ANALİZ 20

2008 yılında küresel kriz merkez ülkelerin finans kurumlarının balon patlamaları ile başlayınca , çoğu piyasaperestin iman ettiği olmadı. Piyasanın ilahi ayıklayıcı gücüne terk edilmedi arena. ABD’de «Batan batar, kalan sağlar bizimdir” kuralına uyulmadı ve peş peşe kurtarma paketleri açıklandı.
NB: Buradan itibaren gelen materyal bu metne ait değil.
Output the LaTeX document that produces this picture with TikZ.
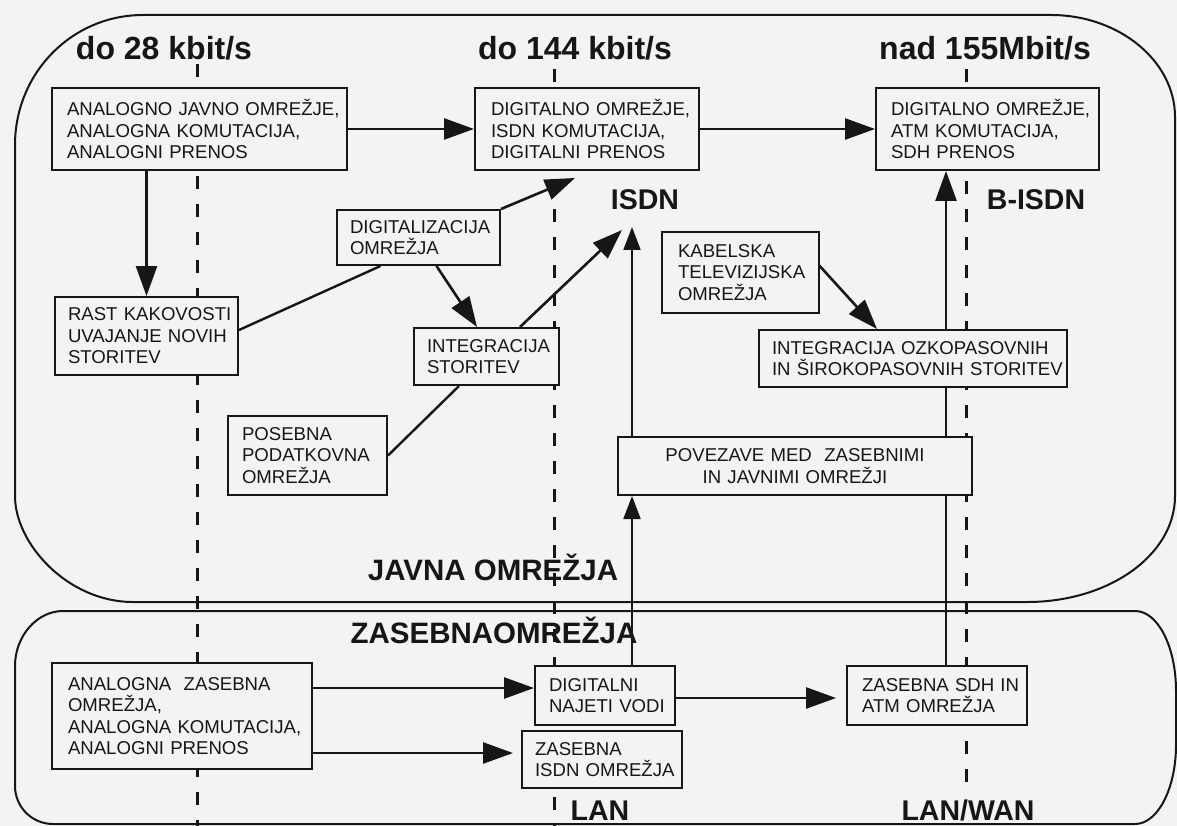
\documentclass[tikz,border=0pt]{standalone}
\usepackage{fontspec}
\setmainfont{Liberation Sans}
\usetikzlibrary{arrows.meta}
\pgfdeclarelayer{under}
\pgfdeclarelayer{lines}
\pgfsetlayers{under,lines,main}
\definecolor{bg}{RGB}{243,243,245}
\definecolor{ink}{RGB}{22,22,22}
\tikzset{
  box/.style={draw=ink, line width=2pt, fill=bg, inner ysep=0pt, align=left,
    font=\fontsize{18.6}{21.5}\selectfont, text=ink},
  region/.style={draw=ink, line width=2pt},
  divider/.style={draw=ink, line width=3pt, dash pattern=on 13pt off 15pt},
  arr/.style={draw=ink, line width=2.6pt, -{Triangle[length=30pt,width=21pt]}},
  thinarr/.style={draw=ink, line width=2pt, -{Triangle[length=23pt,width=17pt]}},
  link/.style={draw=ink, line width=2.4pt},
  title/.style={font=\bfseries\fontsize{32}{36}\selectfont, text=ink, anchor=base, inner sep=0pt},
  lbl/.style={font=\bfseries\fontsize{28.5}{32}\selectfont, text=ink, anchor=base, inner sep=0pt},
  big/.style={font=\bfseries\fontsize{29.5}{33}\selectfont, text=ink, anchor=base, inner sep=0pt}
}
\begin{document}
\begin{tikzpicture}[x=1pt,y=-1pt]
\useasboundingbox (0,0) rectangle (1177,826);
\begin{pgfonlayer}{under}
\fill[bg] (0,0) rectangle (1177,826);
% public networks region
\draw[region] (15,145) .. controls (15,73) and (72,15) .. (143,15)
  -- (1051,15) .. controls (1119,15) and (1175,61) .. (1175,117)
  -- (1175,496) .. controls (1175,555) and (1109,602) .. (1027,602)
  -- (133,602) .. controls (68,602) and (15,544) .. (15,496) -- cycle;
% private networks region
\draw[region] (15,666) .. controls (15,636) and (37,611) .. (63,611)
  -- (1135,611) .. controls (1158,611) and (1176,647) .. (1176,691)
  -- (1176,745) .. controls (1176,788) and (1158,824) .. (1135,824)
  -- (53,824) .. controls (32,824) and (15,807) .. (15,786) -- cycle;
% dashed dividers
\coordinate (v1t) at (197,64);  \coordinate (v1b) at (197,826);
\coordinate (v2t) at (554,69);  \coordinate (v2b) at (554,826);
\coordinate (v3t) at (966,69);  \coordinate (v3b) at (966,786);
\draw[divider] (v1t) -- (v1b);
\draw[divider] (v2t) -- (v2b);
\draw[divider] (v3t) -- (v3b);
\end{pgfonlayer}

% boxes
\path
 node[box, inner xsep=15pt, text width=265pt, minimum height=82pt] (A1) at (199.5,129)
   {\mbox{ANALOGNO JAVNO OMREŽJE,}\\\mbox{ANALOGNA KOMUTACIJA,}\\\mbox{ANALOGNI PRENOS}}
 node[box, inner xsep=16pt, text width=192pt, minimum height=82pt] (D1) at (587,129)
   {\mbox{DIGITALNO OMREŽJE,}\\\mbox{ISDN KOMUTACIJA,}\\\mbox{DIGITALNI PRENOS}}
 node[box, inner xsep=15pt, text width=193pt, minimum height=82pt] (D2) at (987.5,129)
   {\mbox{DIGITALNO OMREŽJE,}\\\mbox{ATM KOMUTACIJA,}\\\mbox{SDH PRENOS}}
 node[box, inner xsep=13pt, text width=157pt, minimum height=78pt] (R) at (146.5,336)
   {\mbox{RAST KAKOVOSTI}\\\mbox{UVAJANJE NOVIH}\\\mbox{STORITEV}}
 node[box, inner xsep=13pt, text width=137pt, minimum height=55pt] (DIG) at (418.5,237.5)
   {\mbox{DIGITALIZACIJA}\\\mbox{OMREŽJA}}
 node[box, inner xsep=13pt, text width=119pt, minimum height=57pt] (INT) at (486.5,356.5)
   {\mbox{INTEGRACIJA}\\\mbox{STORITEV}}
 node[box, inner xsep=16pt, text width=125pt, minimum height=81pt] (KAB) at (740.5,272.5)
   {\mbox{KABELSKA}\\\mbox{TELEVIZIJSKA}\\\mbox{OMREŽJA}}
 node[box, inner xsep=13pt, text width=282pt, minimum height=57pt] (INT2) at (913,358.5)
   {\mbox{INTEGRACIJA OZKOPASOVNIH}\\\mbox{IN ŠIROKOPASOVNIH STORITEV}}
 node[box, inner xsep=14pt, text width=131pt, minimum height=79pt] (POS) at (307.5,455.5)
   {\mbox{POSEBNA}\\\mbox{PODATKOVNA}\\\mbox{OMREŽJA}}
 node[box, align=center, inner xsep=14pt, text width=326pt, minimum height=58pt] (POV) at (795,466)
   {\mbox{POVEZAVE MED~ ZASEBNIMI}\\\mbox{IN JAVNIMI OMREŽJI}}
 node[box, inner xsep=16pt, text width=228pt, minimum height=106pt] (AZ) at (182,716)
   {\mbox{ANALOGNA~ ZASEBNA}\\\mbox{OMREŽJA,}\\\mbox{ANALOGNA KOMUTACIJA,}\\\mbox{ANALOGNI PRENOS}}
 node[box, inner xsep=14pt, text width=112pt, minimum height=59pt] (DIG2) at (605,695.5)
   {\mbox{DIGITALNI}\\\mbox{NAJETI VODI}}
 node[box, inner xsep=13pt, text width=134pt, minimum height=57pt] (ZIS) at (602,759.5)
   {\mbox{ZASEBNA}\\\mbox{ISDN OMREŽJA}}
 node[box, inner xsep=15pt, text width=150pt, minimum height=59pt] (ZSDH) at (937,695.5)
   {\mbox{ZASEBNA SDH IN}\\\mbox{ATM OMREŽJA}};

% labels
\node[title] (t1) at (164,60) {do 28 kbit/s};
\node[title] (t2) at (575,60) {do 144 kbit/s};
\node[title] (t3) at (985,60) {nad 155Mbit/s};
\node[lbl] (isdn) at (645,210) {ISDN};
\node[lbl] (bisdn) at (1036,210) {B-ISDN};
\node[big] (javna) at (493,580) {JAVNA OMREŽJA};
\node[big] (zasebna) at (494,643) {ZASEBNAOMREŽJA};
\node[lbl] (lan) at (600,820) {LAN};
\node[lbl] (lanwan) at (968,820) {LAN/WAN};

% helper coordinates for free arrow ends
\coordinate (d1tip) at (575,178);
\coordinate (isdntip1) at (622,230);
\coordinate (isdntip2) at (632,227);
\coordinate (vx) at (946,0);
\path ([yshift=7.5pt]DIG2.west) coordinate (dig2in);
\path ([xshift=-8pt,yshift=6.5pt]ZIS.west) coordinate (zisin);
\path ([xshift=-10pt,yshift=-2.5pt]ZSDH.west) coordinate (zsdhin);

% connectors (beneath the boxes)
\begin{pgfonlayer}{lines}
\draw[arr] (A1.east) -- (D1.west);
\draw[arr] (D1.east) -- (D2.west);
\draw[arr] (R.north |- A1.south) -- (R.north);
\draw[link] ([yshift=6pt]R.east) -- ([xshift=-38pt]DIG.south);
\draw[arr] (DIG.north east) -- (d1tip);
\draw[arr] ([xshift=18pt]DIG.south) -- ([xshift=-9.5pt]INT.north);
\draw[arr] ([xshift=33.5pt]INT.north) -- (isdntip1);
\draw[thinarr] (POV.north -| isdntip2) -- (isdntip2);
\draw[thinarr] (DIG2.north -| isdntip2) -- (POV.south -| isdntip2);
\draw[link] ([xshift=-27.5pt]INT.south) -- (POS.east);
\draw[arr] ([yshift=9.5pt,xshift=-3pt]KAB.east) -- ([xshift=-36pt]INT2.north);
\draw[arr] (ZSDH.north -| vx) -- (D2.south -| vx);
\draw[arr] (AZ.east |- dig2in) -- (dig2in);
\draw[arr] (AZ.east |- zisin) -- (zisin);
\draw[arr] (DIG2.east |- zsdhin) -- (zsdhin);
\end{pgfonlayer}
\end{tikzpicture}
\end{document}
ABD’nin 2008 ve sonrasında yaptığını AB’nin merkez ülkelerinin devletleri de yaptı. Finans balonunun toksik kağıtlarına bulaşmış finans sistemlerini ayakta tutmak için onlar da finans ateşinin üstüne bütçelerinden büyük fonları boca ettiler.Ama bu cömertliğin bir bedeli olacaktı. O bedel artan bütçe açıkları ve kamu borç yükü olarak tecelli etti.
Bundan sonra ne olacak sorusuna cevap aranıyor ?
Borç krizini aşabilmek için ek kaynak, bunun için de ekonomik büyüme gerekmektedir. Ancak ekonomik büyümenin nasıl olacağı belli değildir. Bu konuda tam bir ideolojik karmaşa söz konusudur. Ekranlara çıkanların büyük çoğunluğu özellikle de bu sistemden beslenenler « en iyi piyasalar bilir” demeye ve sonrasında da hükümetlerden yardım beklemeye devam etmektedirler. Ama bu bağlamda önerilen politikalar devlet harcamalarını azaltmak gibi toplumsal talebi daraltacak ekonomik büyümeyi olumsuz yönde etkileyecek önlemlerden oluşmaktadır.
Küreselleşme adı altında yaygınlaştırılan ve tüketimi sürekli canlı tutacak borçlanmaya dayalı bir finansal yapı geliştirilmiştir. 1990’larda ABD seçkinleri tarafından bir tür «Amerikanlaştırma” olarak görülen ve hiç sorgulanmadan benimsenen küreselleşmeye olan inanç adeta deprem şiddetinde sarsılmaya başlamıştır. Küreselleşme için gerekli ideolojik mutabakat da dağılmaktadır. Bu sürecin arakasında yüksek işsizlik oranları ile küreselleşme arasında kurulmaya başlanan ilişki yatmaktadır.
Artık reel gelire dayanmayan bu anlayış sürekli finansal balonlar ve şişkinlikler yarattı ve her seferinde de dönüp reel sektörü vurdu. Finans sektörü o kadar güçlü bir hale gelmişti ki bu kapitalist ekonomilerde finans sektörüne yönelik düzenlemelerin yapılması gerçekleştirilemedi. Yönetimler devletleri bu finans sektörünü desteklemek zorunda bıraktılar. Devletler de parlamentolarına , halklarına sormadan ihtiyaç duyulan bütün finansları borçlanma şeklinde yüklendiler.
Bu yolla bu büyük finans yapısına sürekli kaynak sağladılar. Ama şimdi bu da tıkanama noktasına geldi. Ortaya devletlerin borçları çıkmaya başladı. Devletler sürekli geri dönüp yurttaşlarına vergi getirmeye ya da yurttaşlarına dönük kamu harcamalarını kısmaya başladılar. Onun içindir ki euro bölgesinde insanlar rahatsızlıklarını meydanlara taşıdılar. Bu noktada çözümsüzlük vardır.
Hala daha Amerika, İngiltere, Fransa, İtalya, İspanya, Portekiz, İrlanda, Yunanistan gibi ulusal devletlerin yönetimi finans kesimi tarafında daha da fazla borçlanın dayatması altındadır.
Üretilen mala karşı reel gelirle talep yaratılmadığı sürece dünya bu krizden çıkamayacaktır. 2008’den bugüne kadar toplan 12 trilyon doları bulan kurtarma paketleri açıklandı ve devreye sokuldu.
Sonuç : Kriz bir türlü bitmiyor.
Fazıl Say diyor ki «bazıları bedenen ölür, bazıları ruhen.”
Analiz 20 yazımda Türkiye için söylenecek tek bir cümle; Türkiye’de ruhen ölenlerin sayısı bedenen ölenlerin sayısını geçmektedir.